Тут же упоминает Рибаденейра и широту кругозора Игнатия, не подавлявшего никакую инициативу, предоставлявшего, особенно тем, кого отправлял далеко, свободу принимать решения на месте, изменять даже уже полученные указания в непредвиденных обстоятельствах. Случай Манара типичен[189]. В конце 1554 г. он был направлен в Лоретто в качестве настоятеля, чтобы основать там коллегию, и перед отбытием пошел вместе с товарищами получить благословение Игнатия. Не ожидая более увидеть его на земле, он долго смотрит на него, запоминая его лицо и глаза. В это время Игнатий ничего не говорит, не желая унижать нового настоятеля перед его подчиненными. Но, сочтя излишним это ласковое любопытство Манара, он велит Поланко задержать его, и тот, со своей стороны, велит ему в качестве покаяния каждый день совершать испытание совести на предмет того, не слишком ли он во время разговора сосредоточивал свой взгляд на лице человека, которого должен почитать, а позже творить молитву «Отче наш» или «Радуйся, Мария!», и каждый раз, как будет писать ему (то есть каждую неделю), докладывать, совершал ли он это дело покаяния. Это продолжалось пятнадцать месяцев. Лишь после этого Игнатий велел ему остановиться.
Однако тому же человеку, с которым он обошелся так строго (есть искушение сказать «как с маленьким мальчиком»), на вопрос, какие правила ему следует установить в коллегии, поскольку правила Римской коллегии оказались в условиях Лоретто практически неприменимы, Игнатий отвечает: «Оливерио, поступай согласно тому, что видел здесь, и что внушит тебе помазание [Святого Духа]; сообразуй правила с обстоятельствами, как сможешь». Он спрашивает, как распределить домашние обязанности между общниками: «Оливерио, шей одежду из того, что имеешь; только дай знать, как ты поступил». Манар добавляет: «Однажды мне случилось поступить вопреки приказу, полученному письменно. Я дал ему знать, что поступил так потому, что он представился моему взору и мне показалось, что я слышу его слова: “Поступай, как считаешь нужным, ибо, будь я здесь, я бы велел тебе поступать именно так”». Игнатий отвечает ему, что он сделал хорошо: «Должность вверяет человек, но различение духов дает Бог. Я хочу, чтобы в будущем ты без угрызений совести поступал так, как сочтешь нужным ввиду обстоятельств, лишь бы это не противоречило правилам и указаниям».
Последняя характерная особенность духовной подготовки Игнатия – это смелость испытаний или искусов, которым он подвергает послушников и молодых монашествующих, в сочетании со строгой осмотрительностью, чтобы отвести от них то, что могло бы отвратить их от подлинного духа их призвания.
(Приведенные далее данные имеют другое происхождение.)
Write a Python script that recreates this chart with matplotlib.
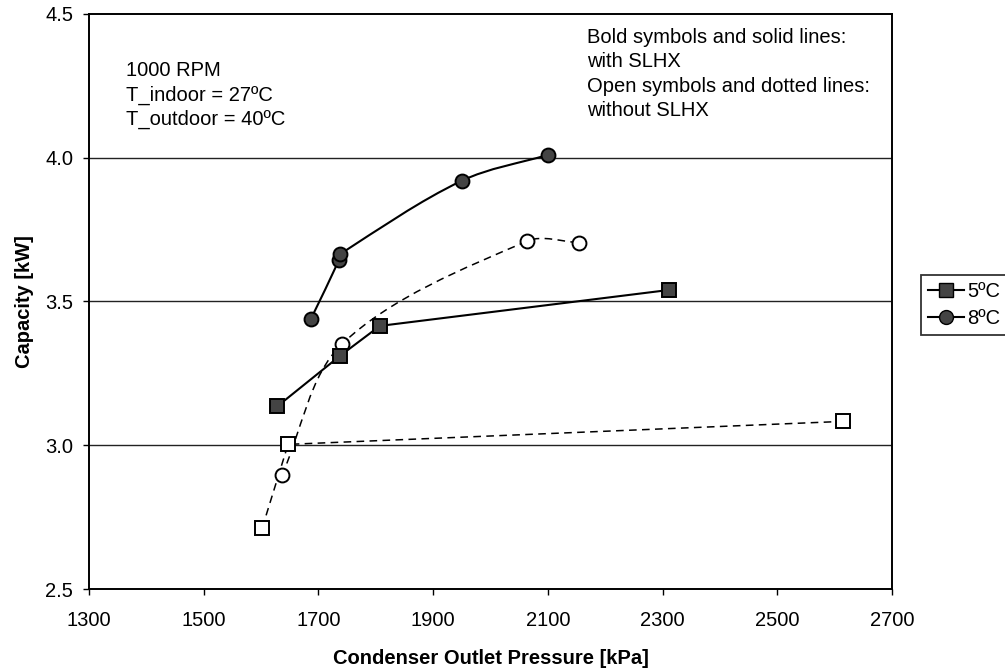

Мы видели[190], что уже в самых первых набросках Конституций, как и в их окончательном тексте, предусмотрено, чтобы кандидаты в члены Общества не только совершали Упражнения и некоторое время исполняли самые скромные домашние обязанности, но еще два месяца служили бедным в «госпиталях» и паломничали пешком, прося подаяния. Это двойное испытание явно напоминает те упражнения в самоотречении, которые совершал Игнатий и его первые товарищи: служение в «госпиталях» и многочисленные странствия в нищете. Эти взгляды на новициат и подготовку монашествующих отличаются большой смелостью и значительной новизной: жизнь в отрыве не только от внешнего мира и его случайностей, но и от прочих членов общины и от старших монашествующих была в новициатах старинных орденов незыблемой традицией и важнейшим условием серьезной формации. Еще сегодня некоторые священники и монашествующие не могут смотреть без искреннего изумления (там, где такие искусы возможны), как послушники-иезуиты по двое, без присмотра, уходят служить в больницах и странствовать дорогами бедных паломников. Если мы вспомним, каковы были тогда «госпитали» и на какие встречи на больших дорогах обрекали себя бедные молодые странники[191], то мы тем более признаем смелость подобного предписания.